The original Brady Hotel, a three-story wood-frame building, was built in 1903 at Archer and North Main in Tulsa, Oklahoma by W. Tate Brady. It was the first hotel in Tulsa with baths, conveniently located to the Frisco railroad depot, and very popular among the oil men attracted by the new oil discoveries at Glen Pool. This was also the meeting place where Charles N. Haskell announced his candidacy to become the first governor of the new state of Oklahoma. It also served as a meeting place for Democrats, who laid the groundwork to control the Constitutional Convention and maintain segregation.

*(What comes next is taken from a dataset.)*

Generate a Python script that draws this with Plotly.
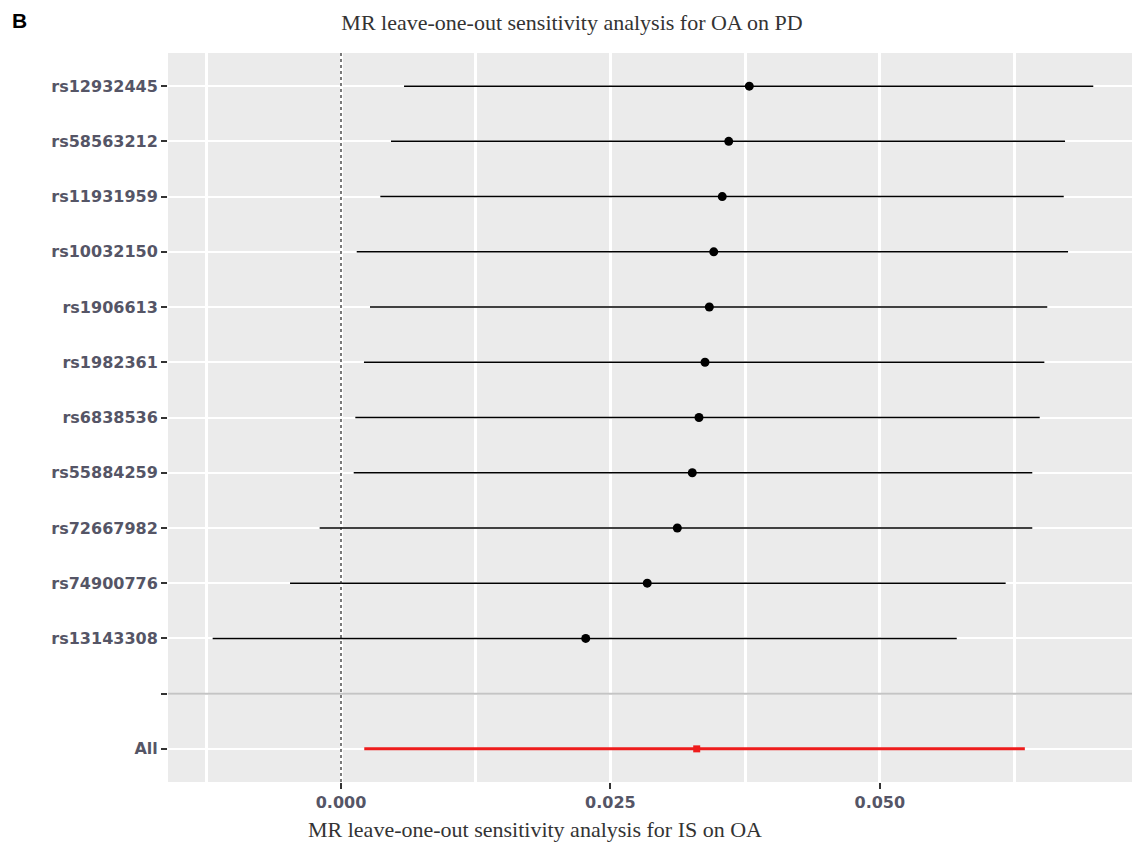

The main competition for the Brady Hotel before statehood was the Robinson Hotel, located a short distance south on Main Street. According to a later article in the Tulsa World, the two were rivals, calling themselves, "The best hotel in Indian Territory." When the Robinson added a fourth floor, the Brady added a third floor plus an elevator. When the Robinson added a fifth floor, the Brady added not only a fourth floor, and an eight-story annex.

==Fire==
By 1910, Brady had added a high-rise annex, connected to the original hotel by a wooden passageway. The annex, advertised as fireproof, was constructed of steel and concrete. Unfortunately, a fire that broke out in the original building on January 23, 1935, also burned through the passageway and ignited the furnishings of the annex, which were not fireproof.

==Demolition==
After the fire had been extinguished, nothing was left except the gutted annex. No attempt was made to rebuild the hotel. By that time, its location was no longer advantageous. The center of Tulsa's business district had already moved farther south, away from Union Depot, and businessmen increasingly traveled more by air than by railroad. Other hotels (e.g., Mayo, Adams, Tulsa) had been built that catered to the needs of these travelers and were more conveniently located. According to the Tulsa World, Goodwill Industries bought the Brady building in 1943 and used it for some operations for 30 years. The derelict structure remained until it was demolished in 1975 as part of the Tulsa Urban Renewal project. It had stood more years (40) as a wreck than it had as a useful building.